Mark Twain once said “The coldest winter I ever spent was a summer in San Francisco.” Yet, my recent trip to San Francisco was warm and sunny, recharging my dance teaching skills at the K-12 Dance: Standards in Action conference, hosted by the National Dance Education Organization (NDEO). This conference provided tools and strategies for implementing the new National Arts Core Standards (NCAS) in Dance.
I arrived late on a Friday night, ready to wrap my head around the new standards. To my delight, I found myself dancing with a room full of dance teachers early on Saturday morning. Through the NCAS website http://nationalartsstandards.org, I had learned that the new arts standards are founded on four Artistic Processes: (1) Creating, (2) Performing/ Presenting/ Producing, (2) Responding, and (3) Connecting. The first breakout session included practice and dialogue around creating and performing. The lesson prompt was Bella Lewitzky’s choreography Impressions #1 (Moore), dances inspired by the sculptures of Henry Moore. The second break out session continued with this prompt, addressing responding and connecting, pushing us to articulate our values through the language of the standards.
Several of the workshop facilitators who were also writers on the Cores Standards Dance Task Force, helped clarify the interpretation of the standards. For example, the term “performing” should be interpreted as embodying a movement idea, rather than performing on a stage. I recognized this process-oriented approach from The Understanding by Design (UbD) Framework, or backwards design, which all CoTA artists use to develop our collaborative projects. Coincidentally, UbD was also used to build the NCAS themselves, making them a perfect fit for CoTA.
One of the most inspirational presenters was scholar Rima Farber, chair of the Core Standards Dance Task Force. She urged us to experience movement ideas ourselves as we develop lessons for our students, before getting caught up in the standards. I joined the K-3 focus group she moderated, where we started talking about children’s development of personal boundaries. Several K-3 teachers coming from different parts of the country expressed similar concerns, which made me wonder about this generational phenomenon.
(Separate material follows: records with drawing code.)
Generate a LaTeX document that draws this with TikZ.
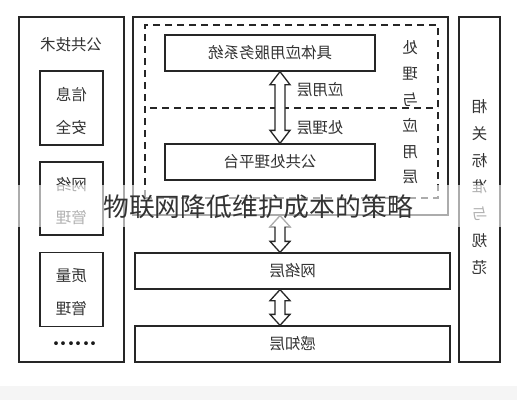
\documentclass[tikz,border=0pt]{standalone}
\usepackage{fontspec}
\setmainfont{Noto Sans CJK SC}
\usetikzlibrary{calc}
\tikzset{
  box/.style={draw=black!85, line width=1.3pt, fill=white, inner sep=0pt},
  dashbox/.style={draw=black!85, line width=1.3pt, dash pattern=on 7pt off 5pt, inner sep=0pt},
  lbl/.style={text=black!80, font=\fontsize{15.5}{15.5}\selectfont, inner sep=0pt},
  vlbl/.style={text=black!80, align=center, inner sep=0pt},
  harrow/.style={draw=black!85, line width=1.3pt, fill=white, line join=miter},
}
\newcommand\hollowarrow[3]{%
  \draw[harrow] ($(#1.south -| ax)$) -- ++(10,#3) -- ++(-5,0)
     -- ($(#2.north -| ax)+(5,-#3)$) -- ++(5,0) -- ($(#2.north -| ax)$)
     -- ++(-10,-#3) -- ++(5,0) -- ($(#1.south -| ax)+(-5,#3)$) -- ++(-5,0) -- cycle;}
\newcommand\onedot{\makebox[7.4pt]{\textbullet}}
\begin{document}
\begin{tikzpicture}[x=1pt,y=-1pt]
\useasboundingbox (0,0) rectangle (517,400);
\fill[white] (0,0) rectangle (517,400);
\fill[black!4] (0,386) rectangle (517,400);
\coordinate (ax) at (280,0);
% left column
\node[box, minimum width=105, minimum height=345] (leftcol) at (71.5,189.5) {};
\node[lbl] (ttl) at (71,45) {\reflectbox{公共技术}};
\node[box, minimum width=63, minimum height=74] (sec) at (71.5,108) {};
\node[vlbl, font=\fontsize{15.5}{33}\selectfont] (sect) at (71.5,111) {\reflectbox{信息}\\\reflectbox{安全}};
\node[box, minimum width=63, minimum height=73] (netm) at (71.5,198.5) {};
\node[vlbl, font=\fontsize{15.5}{33}\selectfont] (netmt) at (71.5,201) {\reflectbox{网络}\\\reflectbox{管理}};
\node[box, minimum width=63, minimum height=74] (qual) at (71.5,289.5) {};
\node[vlbl, font=\fontsize{15.5}{33}\selectfont] (qualt) at (71.5,292) {\reflectbox{质量}\\\reflectbox{管理}};
\node[inner sep=0pt, text=black!90, font=\fontsize{18}{18}\selectfont] (dots) at (75,346) {\onedot\onedot\onedot\onedot\onedot\onedot};
% middle
\node[box, minimum width=315, minimum height=198] (mid) at (290.5,116) {};
\node[dashbox, minimum width=293, minimum height=173] (dash) at (291.5,111.5) {};
\draw[dashbox] (150,108) -- (438,108);
\node[box, minimum width=210, minimum height=36] (app) at (270,53) {};
\node[lbl] (appt) at (270,53) {\reflectbox{具体应用服务系统}};
\node[box, minimum width=210, minimum height=36] (plat) at (270,162) {};
\node[lbl] (platt) at (270,162) {\reflectbox{公共处理平台}};
\node[lbl] (yyc) at (320,90) {\reflectbox{应用层}};
\node[lbl] (clc) at (320,128) {\reflectbox{处理层}};
\node[vlbl, font=\fontsize{15.5}{25.8}\selectfont] (vpa) at (410,112.5) {\reflectbox{处}\\\reflectbox{理}\\\reflectbox{与}\\\reflectbox{应}\\\reflectbox{用}\\\reflectbox{层}};
% right column
\node[box, minimum width=41, minimum height=345] (rightcol) at (479.5,189.5) {};
\node[vlbl, font=\fontsize{15.5}{26.7}\selectfont] (rct) at (479.5,187) {\reflectbox{相}\\\reflectbox{关}\\\reflectbox{标}\\\reflectbox{准}\\\reflectbox{与}\\\reflectbox{规}\\\reflectbox{范}};
% layers
\node[box, minimum width=315, minimum height=36] (net) at (292.5,271) {};
\node[lbl] (nett) at (292.5,271) {\reflectbox{网络层}};
\node[box, minimum width=315, minimum height=36] (sense) at (292.5,344) {};
\node[lbl] (senset) at (292.5,344) {\reflectbox{感知层}};
% arrows
\hollowarrow{app}{plat}{13}
\hollowarrow{mid}{net}{11}
\hollowarrow{net}{sense}{11}
% overlay band
\fill[white, opacity=0.62] (10,185) rectangle (507,227);
\node[inner sep=0pt, text=black!80, font=\fontsize{25.8}{25.8}\selectfont] (ovl) at (258,207) {物联网降低维护成本的策略};
\end{tikzpicture}
\end{document}
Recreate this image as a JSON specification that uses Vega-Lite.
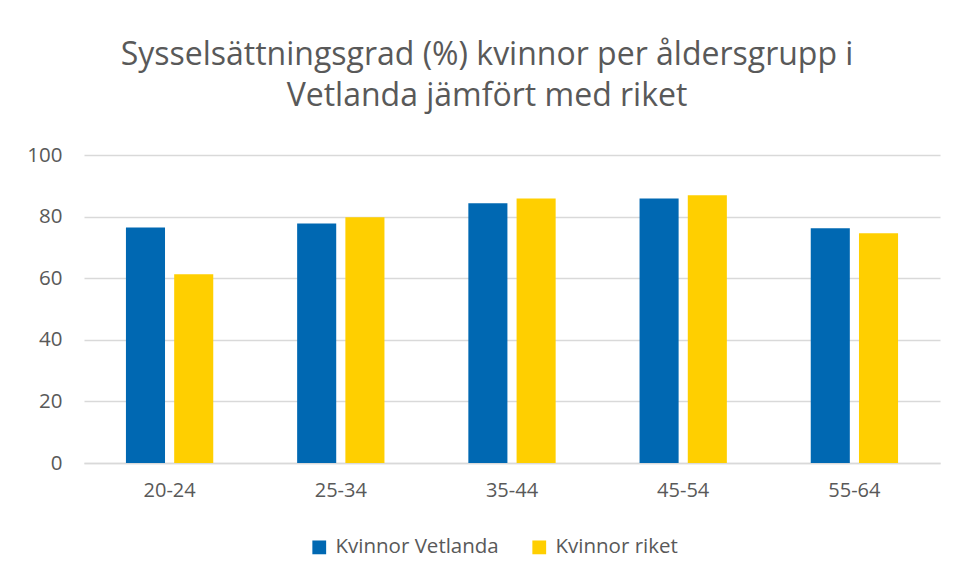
{
  "$schema": "https://vega.github.io/schema/vega-lite/v6.json",
  "width": 856,
  "height": 308,
  "autosize": {"type": "none"},
  "padding": {"left": 84, "top": 155, "right": 15, "bottom": 115},
  "background": "white",
  "title": {
    "text": ["Sysselsättningsgrad (%) kvinnor per åldersgrupp i", "Vetlanda jämfört med riket"],
    "anchor": "middle",
    "frame": "group",
    "dx": -25,
    "offset": 32,
    "font": "Open Sans",
    "fontSize": 32,
    "fontWeight": "normal",
    "color": "#595959",
    "lineHeight": 41
  },
  "data": {
    "values": [
      {"grupp": "20-24", "serie": "Kvinnor Vetlanda", "varde": 76.5},
      {"grupp": "20-24", "serie": "Kvinnor riket", "varde": 61.3},
      {"grupp": "25-34", "serie": "Kvinnor Vetlanda", "varde": 77.8},
      {"grupp": "25-34", "serie": "Kvinnor riket", "varde": 79.8},
      {"grupp": "35-44", "serie": "Kvinnor Vetlanda", "varde": 84.3},
      {"grupp": "35-44", "serie": "Kvinnor riket", "varde": 85.9},
      {"grupp": "45-54", "serie": "Kvinnor Vetlanda", "varde": 85.9},
      {"grupp": "45-54", "serie": "Kvinnor riket", "varde": 86.9},
      {"grupp": "55-64", "serie": "Kvinnor Vetlanda", "varde": 76.2},
      {"grupp": "55-64", "serie": "Kvinnor riket", "varde": 74.6}
    ]
  },
  "mark": {"type": "bar"},
  "encoding": {
    "x": {
      "field": "grupp",
      "type": "nominal",
      "sort": null,
      "scale": {"paddingInner": 0.49, "paddingOuter": 0.245},
      "axis": {
        "title": null,
        "labelAngle": 0,
        "ticks": false,
        "domainColor": "#d9d9d9",
        "domainWidth": 1.5,
        "labelPadding": 17,
        "labelFont": "Open Sans",
        "labelFontSize": 20,
        "labelColor": "#595959"
      }
    },
    "xOffset": {
      "field": "serie",
      "type": "nominal",
      "sort": ["Kvinnor Vetlanda", "Kvinnor riket"],
      "scale": {"paddingInner": 0.19, "paddingOuter": 0}
    },
    "y": {
      "field": "varde",
      "type": "quantitative",
      "scale": {"domain": [0, 100], "nice": false},
      "axis": {
        "title": null,
        "values": [0, 20, 40, 60, 80, 100],
        "domain": false,
        "ticks": false,
        "gridColor": "#d9d9d9",
        "gridWidth": 1.5,
        "labelPadding": 22,
        "labelFont": "Open Sans",
        "labelFontSize": 20.5,
        "labelColor": "#595959"
      }
    },
    "color": {
      "field": "serie",
      "type": "nominal",
      "sort": ["Kvinnor Vetlanda", "Kvinnor riket"],
      "scale": {"domain": ["Kvinnor Vetlanda", "Kvinnor riket"], "range": ["#0068b2", "#ffcf00"]},
      "legend": {
        "title": null,
        "orient": "none",
        "direction": "horizontal",
        "legendX": 225,
        "legendY": 382,
        "symbolType": "square",
        "symbolSize": 190,
        "symbolStrokeWidth": 0,
        "symbolOpacity": 1,
        "labelFont": "Open Sans",
        "labelFontSize": 20.5,
        "labelColor": "#595959",
        "labelLimit": 400,
        "labelOffset": 6,
        "columnPadding": 30
      }
    }
  },
  "config": {
    "view": {"stroke": null}
  }
}
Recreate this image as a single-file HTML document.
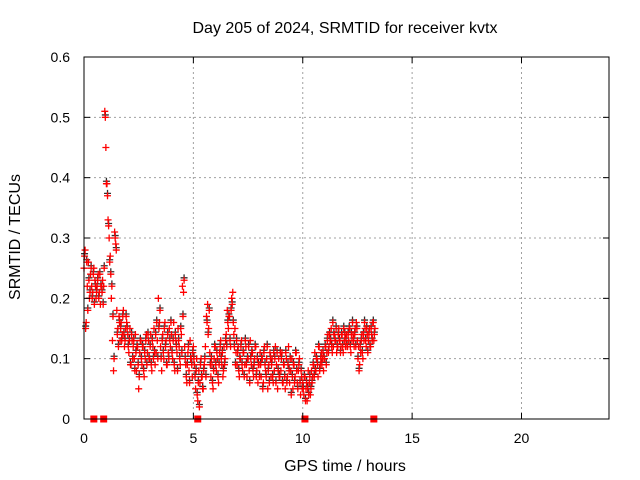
<!DOCTYPE html>
<html><head><meta charset="utf-8"><style>
body{margin:0;background:#fff}
svg{display:block;font-family:"Liberation Sans",sans-serif}
</style></head><body>
<svg id="chart" width="640" height="480" viewBox="0 0 640 480" xmlns="http://www.w3.org/2000/svg">
<rect width="640" height="480" fill="#fff"/>
<text x="345" y="33" font-size="16" text-anchor="middle">Day 205 of 2024, SRMTID for receiver kvtx</text>
<text transform="translate(20,237) rotate(-90)" font-size="16" text-anchor="middle">SRMTID / TECUs</text>
<text x="345" y="471" font-size="16" text-anchor="middle">GPS time / hours</text>
<g id="grid"></g><g id="marks"></g><g id="axes"></g>
</svg>
<script>
const xTicks=[0,5,10,15,20];
const yTicks=[0,0.1,0.2,0.3,0.4,0.5,0.6];
const yTickLabels=["0","0.1","0.2","0.3","0.4","0.5","0.6"];
const t0A=0, t0B=0.025, dt=0.05;
const srmtidA=[.25,.28,.16,.22,.26,.20,.24,.22,.21,.25,.23,.20,.22,.24,.21,.19,.22,.23,.22,.51,
.45,.39,.33,.30,.27,.20,.13,.08,.31,.29,.18,.15,.17,.13,.16,.14,.18,.12,.15,.16,
.14,.11,.15,.09,.13,.12,.10,.14,.08,.12,.05,.11,.13,.09,.12,.07,.10,.14,.11,.13,
.10,.14,.08,.12,.15,.09,.11,.13,.20,.16,.12,.08,.14,.10,.16,.13,.09,.11,.15,.12,
.14,.10,.16,.08,.13,.11,.15,.12,.09,.14,.22,.21,.12,.09,.06,.11,.08,.13,.10,.07,
.12,.09,.05,.10,.03,.08,.06,.10,.07,.05,.09,.12,.17,.19,.15,.11,.07,.09,.05,.10,
.12,.08,.10,.06,.11,.13,.09,.07,.12,.10,.14,.18,.15,.17,.12,.20,.21,.14,.15,.11,
.09,.12,.07,.10,.13,.08,.11,.09,.12,.07,.10,.08,.13,.09,.11,.07,.10,.12,.08,.06,
.09,.11,.07,.10,.06,.12,.08,.10,.05,.09,.11,.07,.10,.06,.08,.12,.09,.05,.10,.07,
.08,.11,.06,.09,.05,.10,.07,.12,.06,.08,.10,.05,.09,.07,.11,.06,.08,.10,.04,.07,
.06,.04,.07,.05,.03,.08,.06,.04,.08,.07,.09,.11,.08,.10,.07,.12,.09,.11,.10,.08,
.10,.12,.11,.14,.12,.13,.15,.11,.12,.14,.13,.11,.12,.15,.13,.12,.14,.11,.13,.12,
.14,.12,.13,.15,.11,.13,.14,.12,.15,.16,.13,.12,.09,.11,.14,.10,.13,.15,.12,.14,
.13,.15,.12,.14,.16,.13,.15];
const srmtidB=[.27,.15,.26,.18,.23,.21,.25,.20,.24,.19,.22,.21,.23,.20,.24,.22,.21,.19,.25,.50,
.39,.37,.32,.26,.24,.22,.17,.10,.30,.28,.14,.12,.16,.15,.13,.17,.14,.13,.17,.15,
.12,.13,.09,.14,.10,.13,.08,.11,.12,.09,.07,.13,.10,.12,.08,.11,.13,.09,.14,.10,
.12,.09,.13,.10,.11,.14,.16,.10,.15,.18,.10,.13,.11,.15,.12,.09,.14,.10,.13,.16,
.11,.13,.09,.14,.12,.08,.13,.10,.15,.11,.17,.23,.10,.07,.09,.12,.06,.10,.09,.11,
.10,.07,.08,.04,.06,.02,.09,.07,.05,.08,.10,.07,.16,.14,.18,.09,.10,.06,.08,.12,
.09,.11,.07,.09,.12,.10,.11,.08,.09,.13,.12,.16,.17,.13,.18,.19,.16,.12,.09,.13,
.11,.08,.10,.12,.09,.11,.07,.13,.09,.10,.12,.06,.10,.11,.08,.09,.12,.07,.10,.09,
.07,.09,.10,.05,.11,.09,.07,.12,.08,.06,.10,.09,.07,.11,.10,.06,.11,.08,.07,.11,
.10,.06,.09,.07,.11,.06,.09,.08,.10,.04,.07,.09,.06,.11,.08,.05,.09,.06,.08,.05,
.05,.07,.03,.06,.05,.04,.07,.05,.06,.09,.07,.08,.10,.09,.12,.08,.10,.09,.11,.10,
.12,.09,.13,.11,.14,.13,.12,.16,.14,.13,.15,.12,.14,.13,.11,.14,.12,.15,.14,.13,
.12,.14,.15,.12,.14,.16,.13,.14,.12,.15,.10,.08,.12,.13,.11,.14,.16,.13,.15,.11,
.14,.12,.15,.13,.16,.14];
const gapTimes=[0.45,0.9,5.2,10.1,13.25];

const L=84,R=609,T=57,B=419,XMAX=24,YMAX=0.6;
const xS=v=>L+(R-L)*v/XMAX;
const yS=v=>B-(B-T)*v/YMAX;
const NS="http://www.w3.org/2000/svg";
function mk(tag,attrs,parent){const e=document.createElementNS(NS,tag);for(const k in attrs)e.setAttribute(k,attrs[k]);parent.appendChild(e);return e;}
const grid=document.getElementById('grid'),marks=document.getElementById('marks'),axes=document.getElementById('axes');
xTicks.forEach(v=>{const x=xS(v);
 if(v>0){const g=mk('line',{x1:x,x2:x,y1:T,y2:B,stroke:'#a0a0a0','stroke-dasharray':'2,3'},grid);
 }
 const t=mk('line',{x1:x,x2:x,y1:B,y2:B-6,stroke:'#000'},axes);
 const t2=mk('line',{x1:x,x2:x,y1:T,y2:T+6,stroke:'#000'},axes);
 const l=mk('text',{x:x,y:443,'font-size':14,'text-anchor':'middle'},axes);l.textContent=String(v);
 });
yTicks.forEach((v,i)=>{const y=yS(v);
 if(v>0&&v<YMAX){const g=mk('line',{x1:L,x2:R,y1:y,y2:y,stroke:'#a0a0a0','stroke-dasharray':'2,3'},grid);
 }
 const t=mk('line',{x1:L,x2:L+6,y1:y,y2:y,stroke:'#000'},axes);
 const t2=mk('line',{x1:R,x2:R-6,y1:y,y2:y,stroke:'#000'},axes);
 const l=mk('text',{x:L-14,y:y+5,'font-size':14,'text-anchor':'end'},axes);l.textContent=yTickLabels[i];
 });
const fr=mk('rect',{x:L,y:T,width:R-L,height:B-T,fill:'none',stroke:'#000'},axes);

function plus(t,v,col){const x=xS(t),y=yS(v);
 const p=mk('path',{d:`M${x-3.5},${y}h7M${x},${y-3.5}v7`,stroke:col,'stroke-width':1.3,fill:'none'},marks);
 }
srmtidB.forEach((v,i)=>plus(t0B+i*dt,v+0.004,'#303030'));
srmtidA.forEach((v,i)=>plus(t0A+i*dt,v,'#ff0000'));
srmtidB.forEach((v,i)=>plus(t0B+i*dt,v,'#ff0000'));
gapTimes.forEach(t=>{const r=mk('rect',{x:xS(t)-3.5,y:B-3.5,width:7,height:7,fill:'#ff0000'},marks);
 });
</script>
</body></html>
How do we reach these children?
The theme of personal boundaries continued during another session with Kathy Ng, Director of Community Engagement at the Luna Dance Institute. She talked about “The Realities of NCAS Implementation in K-5 Urban Schools.” Her video documentation demonstrated how 3rd grade students in a diverse, urban school benefit from grounding movement warm-ups, helping them feel present in their personal space. With this foundation, they can build other skills such as collaboration, self-discipline and creative risk-taking.
The last day of the conference, we were provided with materials to make an art piece that connected our core values to the NCAS, CoTA-Project style. With that, I took a long walk around sunny San Francisco to take in what I had experienced. I am grateful to CoTA’s Dennis Doyle and Danielle Reo, and to Rising Arts Leaders who made it possible for me to attend this conference.